Constituency details
- Country: India
- Region: East India
- State: Bihar
- District: Samastipur
- Lok Sabha constituency: Rosera
- Established: 1977
- Abolished: 2010

= Singhia Assembly constituency =

Singhia Assembly constituency was an assembly constituency in Samastipur district in the Indian state of Bihar.

As a consequence of the orders of the Delimitation Commission of India, Singhia Assembly constituency ceased to exist in 2010.
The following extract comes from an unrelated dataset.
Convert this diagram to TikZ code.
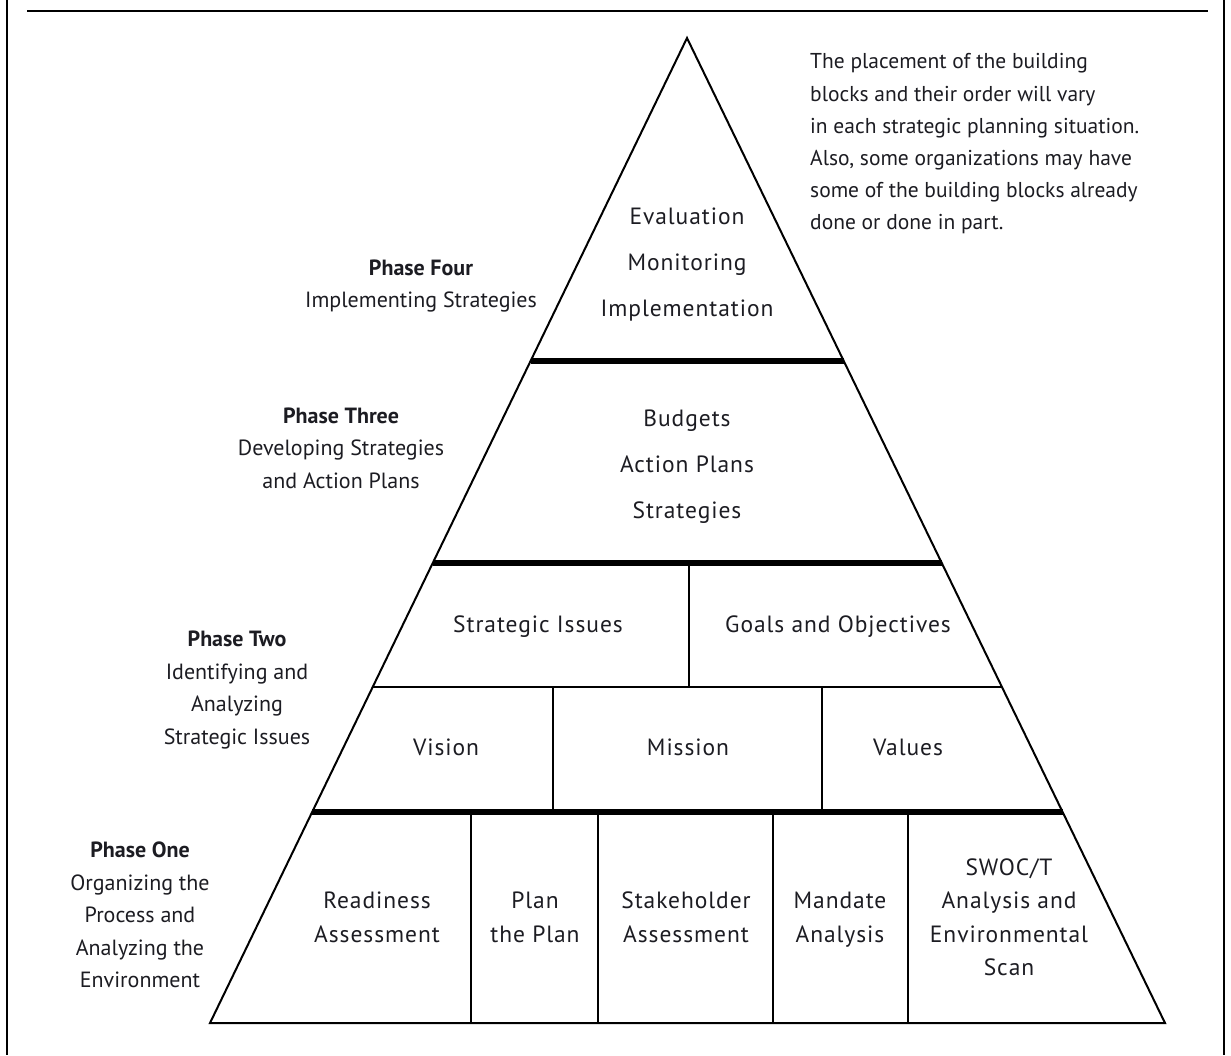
\documentclass[tikz,border=0pt]{standalone}
\usepackage{fontspec}
\setmainfont{PT Sans}
\usetikzlibrary{calc}
\definecolor{ink}{HTML}{1C1C22}
\begin{document}
\begin{tikzpicture}[x=1pt,y=-1pt,
  edge/.style={draw=black,line width=2pt,line join=miter},
  band/.style={draw=black,line width=6pt},
  thin/.style={draw=black,line width=1.6pt},
  blk/.style={font=\fontsize{23.5}{46}\selectfont\addfontfeatures{LetterSpace=4},text=ink,align=center,inner sep=0pt},
  cell/.style={font=\fontsize{23.5}{33.5}\selectfont\addfontfeatures{LetterSpace=4},text=ink,align=center,inner sep=0pt},
  phase/.style={font=\fontsize{22}{32.5}\selectfont,text=ink,align=center,inner sep=0pt},
  note/.style={font=\fontsize{21.5}{32.2}\selectfont,text=ink,align=left,anchor=west,inner sep=0pt}]
\useasboundingbox (0,0) rectangle (1231,1055);
% frame
\draw[line width=2pt] (7,0) -- (7,1055);
\draw[line width=2pt] (1224,0) -- (1224,1055);
\draw[line width=2.5pt] (27,11) -- (1208,11);
% pyramid
\coordinate (A) at (687,38);
\coordinate (L) at (210,1023);
\coordinate (R) at (1165,1023);
\draw[edge] (A) -- (L) -- (R) -- cycle;
\draw[band] ($(A)!0.3279!(L)$) -- ($(A)!0.3279!(R)$);
\draw[band] ($(A)!0.5330!(L)$) -- ($(A)!0.5330!(R)$);
\draw[thin] ($(A)!0.6589!(L)$) -- ($(A)!0.6589!(R)$);
\draw[band] ($(A)!0.7858!(L)$) -- ($(A)!0.7858!(R)$);
% dividers
\draw[thin] (689,563) -- (689,687);
\draw[thin] (553,687) -- (553,812);
\draw[thin] (822,687) -- (822,812);
\draw[thin] (471,812) -- (471,1023);
\draw[thin] (598,812) -- (598,1023);
\draw[thin] (773,812) -- (773,1023);
\draw[thin] (908,812) -- (908,1023);
% pyramid texts
\node[blk] (p4) at (687,261) {\strut Evaluation\\Monitoring\\Implementation\strut};
\node[blk] (p3) at (687,463) {\strut Budgets\\Action Plans\\Strategies\strut};
\node[cell] (si) at (538,626) {\strut Strategic Issues};
\node[cell] (go) at (838,626) {\strut Goals and Objectives};
\node[cell] (vi) at (446,749) {\strut Vision};
\node[cell] (mi) at (688,749) {\strut Mission};
\node[cell] (va) at (908,749) {\strut Values};
\node[cell] (ra) at (377,919) {\strut Readiness\\Assessment\strut};
\node[cell] (pp) at (535,919) {\strut Plan\\the Plan\strut};
\node[cell] (sa) at (686,919) {\strut Stakeholder\\Assessment\strut};
\node[cell] (ma) at (840,919) {\strut Mandate\\Analysis\strut};
\node[cell] (sw) at (1009,919) {\strut SWOC/T\\Analysis and\\Environmental\\Scan\strut};
% phase labels
\node[phase] (f4) at (421,285) {\strut\textbf{Phase Four}\\Implementing Strategies\strut};
\node[phase] (f3) at (341,449) {\strut\textbf{Phase Three}\\Developing Strategies\\and Action Plans\strut};
\node[phase] (f2) at (237,689) {\strut\textbf{Phase Two}\\Identifying and\\Analyzing\\Strategic Issues\strut};
\node[phase] (f1) at (140,916) {\strut\textbf{Phase One}\\Organizing the\\Process and\\Analyzing the\\Environment\strut};
% note
\node[note] (nt) at (810,143) {\strut The placement of the building\\blocks and their order will vary\\in each strategic planning situation.\\Also, some organizations may have\\some of the building blocks already\\done or done in part.\strut};
\end{tikzpicture}
\end{document}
It was part of Rosera Lok Sabha constituency.

==Results==
===1977-2005===
In the October 2005 Bihar Assembly elections, Dr. Ashok Kumar of Congress won the Singhia seat defeating his nearest rival Ram Sewak Hazari of LJP. Dr. Ashok Kumar of Congress defeated Ramotar Paswan, Independent, in February 2005 and Jagdish Paswan of JD(U) in 2000. Jagdish Paswan of JD defeated Dr. Ashok Kumar of Congress in 1995. Dr. Ashok Kumar of Congress defeated Jagdish Paswan of JD in 1990 and Ramjatan Paswan of CPI in 1985. Ramjatan Paswan of CPI defeated Jagdish Paswan, Independent, in 1980 and Laxmi Paswan, Independent, in 1977.